Wednesday, 15 January 2014

4:05 pm

Photo of Paschal MooneyPaschal Mooney (Fianna Fail) | Oireachtas source

I join in the new year wishes. Guím athbhliain faoi shíochán don Seanadóir. I had a brief history lesson in the context of Irish Water and the figure of €50 million spent on consultancy fees, which seems to be bandied around as if it is of no consequence. A recent newspaper report indicated, and there has been much talk about the fact, that this is the largest single semi-State organisation that has been created since the ESB. A recent newspaper piece stated that in 1927, the ESB was formed in one room with a chair, a desk, a chairman and a secretary. There was no talk about €50 million or even €50,000 at the time and yet look at how the ESB has grown. I wonder if people are aware of the outrage out there in the country about the €50 million.

How has it been broken down? Has any benchmark been used? Yesterday the figures were given on the companies that received amounts of money but was there any benchmark to show why they received those amounts? Even €1 million in consultancy fees is an enormous amount of money.

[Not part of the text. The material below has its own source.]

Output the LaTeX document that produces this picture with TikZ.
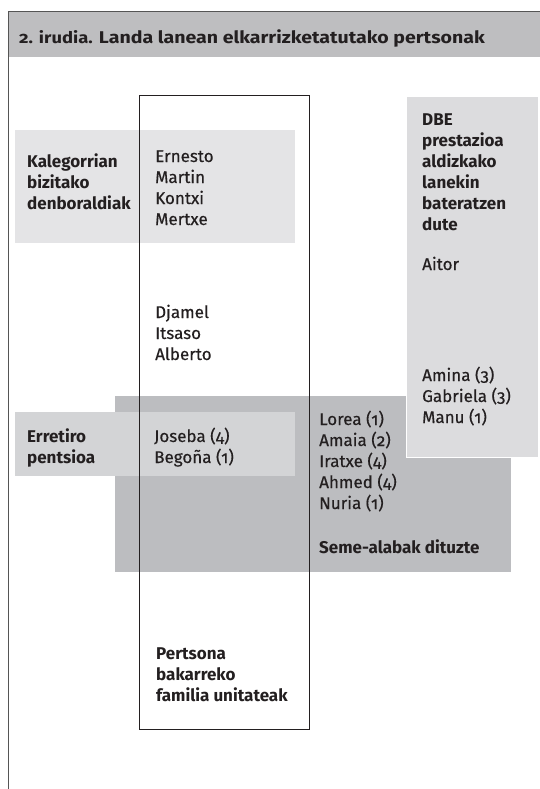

We have endured cuts through debate in this House, and listened to Ministers over the last six months cutting €10 million here, €12 million there and €15 million there, that directly affect people's lives and livelihoods. However, €50 million is being thrown around like snuff at a wake. It is not good enough. It is long past time that some statement was made on how the benchmark is used. In the legal profession a benchmark can be put on fees put forward and in some cases they are reduced.

What benchmark is used in terms of the amount of money given out to consultants? The Minister for Public Expenditure and Reform should come to the House and explain what criteria are to be used, if none are in place, to ensure public money put out like this is tendered for properly and benchmarked properly.

I second Senator O'Donovan's amendment.